ISLAMABAD: The federal cabinet on Saturday “approved” constitution of an inquiry commission over allegations of the Islamabad High Court (IHC) judges and appointed former chief justice of Pakistan Justice (retired) Tassaduq Hussain Jillani as its head, Geo News reported citing sources.

The sources said the one-member commission would hold inquiry into the allegations levelled by the judges in a letter. 

The IHC judges — Justice Mohsin Akhtar Kiyani, Justice Tariq Mehmood Jahangiri, Justice Babar Sattar, Justice Sardar Ejaz Ishaq Khan, Justice Arbab Muhammad Tahir, and Justice Saman Fafat Imtiaz — had on March 26 sent a letter to the Supreme Judicial Council (SJC), urging it to convene a judicial convention over the alleged interference of intelligence agencies in judicial affairs.

In response to the letter, Chief Justice of Pakistan (CJP) Qazi Faez Isa had on March 28 said that meddling by the executive in the affairs and “judicial workings of Judges will not be tolerated” come what may. 

He had said this during a meeting with Prime Minister Shehbaz Sharif at the Supreme Court in Islamabad.
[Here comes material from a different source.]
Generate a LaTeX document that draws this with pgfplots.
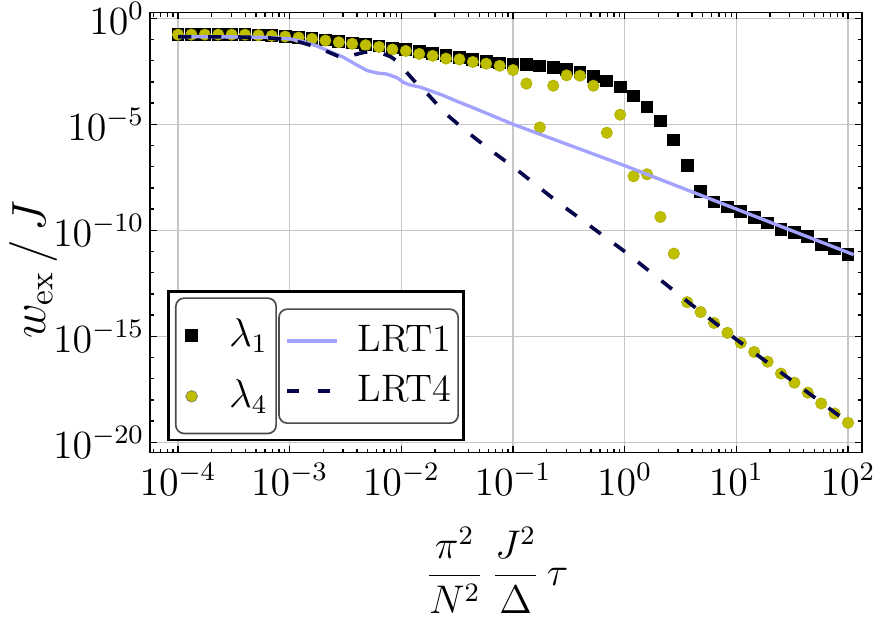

The chief justice and PM had agreed in the meeting to form an inquiry commission.

A five-point agenda of the federal cabinet meeting, presided by Prime Minister Shehbaz Sharif, was issued which included discussion of the said letter and approval for setting up of an investigation commission on the allegations levelled in the letter. 

The cabinet meeting was held on Zoom as most of the ministers participated online.

Earlier, the cabinet meeting was postponed twice due to the prime minister’s busy schedule.

Former CJ Tassaduq Jillani

After serving for more than 10 years as a Supreme Court judge, including a brief tenure as the CJP, Jillani retired as the top judge on July 10, 2014.

74-year-old Justice (retired) Jillani was born on July 6, 1949. He did his LLB from the University of Punjab and started practicing law at the Multan district courts in 1974.

Jillani became an apex court lawyer in 1983. He was sworn in as the Lahore High Court judge in August 1994. And after ten years was elevated as a SC judge in July 2004. He served as the top court judge till imposition of the state of emergency in November 2007. He then again took oath as the SC judge in 2008. He was appointed as the chief justice of Pakistan in 2013.

In August 2023, the ex-CJP received the 2023 American Bar Association (ABA) International Human Rights Award, in recognition of “his courageous judgments against political impunity in a time of crisis and for defending judicial independence” in Pakistan.

He was also awarded the 2020 J Clifford Wallace Award by the J Reuben Clark Law Society (JRCLS) to honour his “extraordinary career as a judge and a jurist”.

Known to be a “balanced” judge, Justice Jillani delivered key rulings of great significance on domestic and international concerns.

These include his judgments enforcing fundamental rights, gender equality, declaring the right to education a fundamental right, holding that in an age of globalised inter-dependence, dual nationality should be permitted, laying down guidelines for qualitative improvement in legal and medical education, both in the Lahore High Court and the apex court.

However, perhaps, the two rulings that brought him to the foreground were the right of an adult woman to marry a person of her choice in Islam and his landmark ruling on minority rights in 2014, after he took suo moto notice of the matter of the protection of minorities, following a blast in a church in Peshawar that claimed 81 lives.